In many cases, there is further support of reliability by various versions of manuscripts. Considering that ancient literature was rarely translated into other languages, Christianity, on the other hand, was missionary based right from the beginning. That means that the earliest versions of the New Testament were made by missionaries to spread the Gospel among people who spoke Syriac, Latin and Coptic. Syriac and Latin versions of the N.T were made around 150 AD - which is very near the time of the originals. There are nearly 15000 existing manuscripts of various versions.

Someone once wondered what would happen if every single copy of the New Testament was lost or destroyed by the end of the 3rd century- would there be any way to collect it all together again just by using the writings of those in the church in the second and third century? A man by the name Sir David Dalrymple searched and researched through the church fathers writings - and was able to find the entire N.T except for 11 verses.
In the case of the Old Testament, there isn't quite the abundance of evidence in manuscripts as for the N.T. Until the Dead Sea discoveries, the oldest complete Hebrew manuscript was dated around 900 AD. This made a time gap of 1300 years, because the Hebrew Old Testament was completed about 400 BC. After the Dead Sea discoveries though, a number of Old Testament manuscripts have been found by historians and scholars date before the time of Christ.

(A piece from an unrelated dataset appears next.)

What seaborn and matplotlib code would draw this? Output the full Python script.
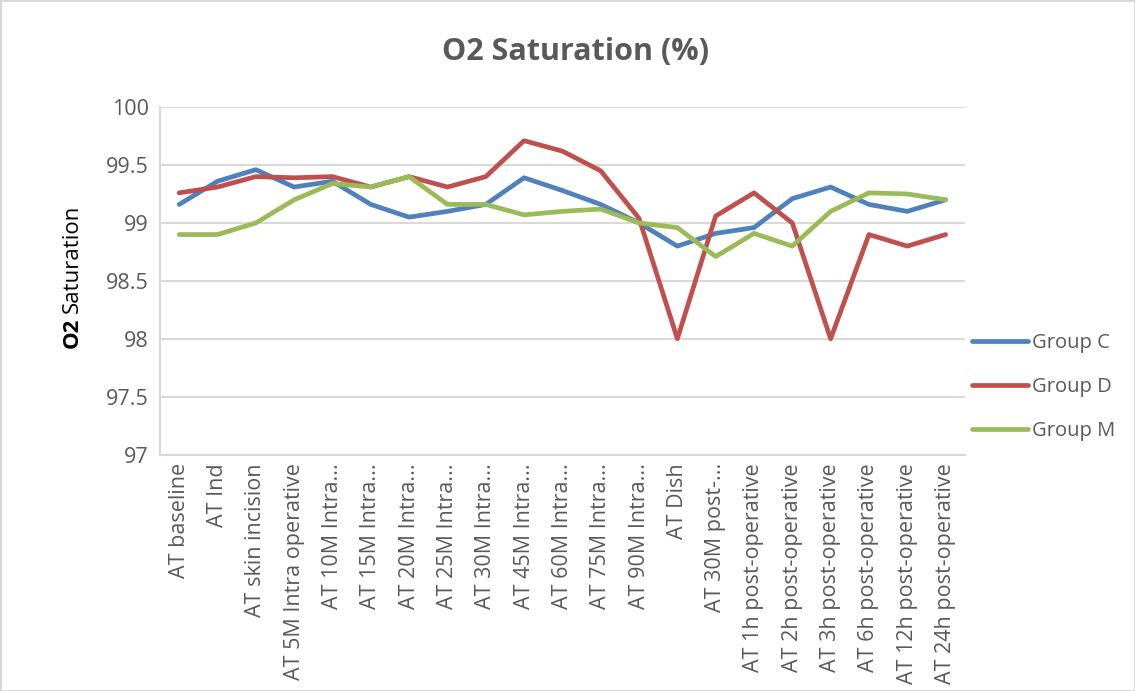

Take also the methods in which the earliest Hebrew Scribes copied out the Old Testament Scriptures - no one in any other groups have been as meticulous about copying as the early scribes. The regulations alone in which they had to follow made a case for why there are fewer manuscripts for the O.T than the N.T. After having to follow more than 15 rules for copy work, and painstaking copying, any rolls which were found where the regulations were not followed to the letter were made to be buried in the ground or burned. Compared to other ancient writings of the period- such as the Egyptian Book of the Dead, it is amazing how the Hebrew texts have none of the discrepancies and manuscript change as these other ancient writings. Two copies of Isaiah were discovered in one of the caves in 1947 were older than the previously known manuscript - dated 980 AD - yet they proved to be word for word, identical to modern standard Bible texts in more than 95% of the text. The 5 % variations were mainly variations of spelling. They don't affect the message of the scriptures in any way.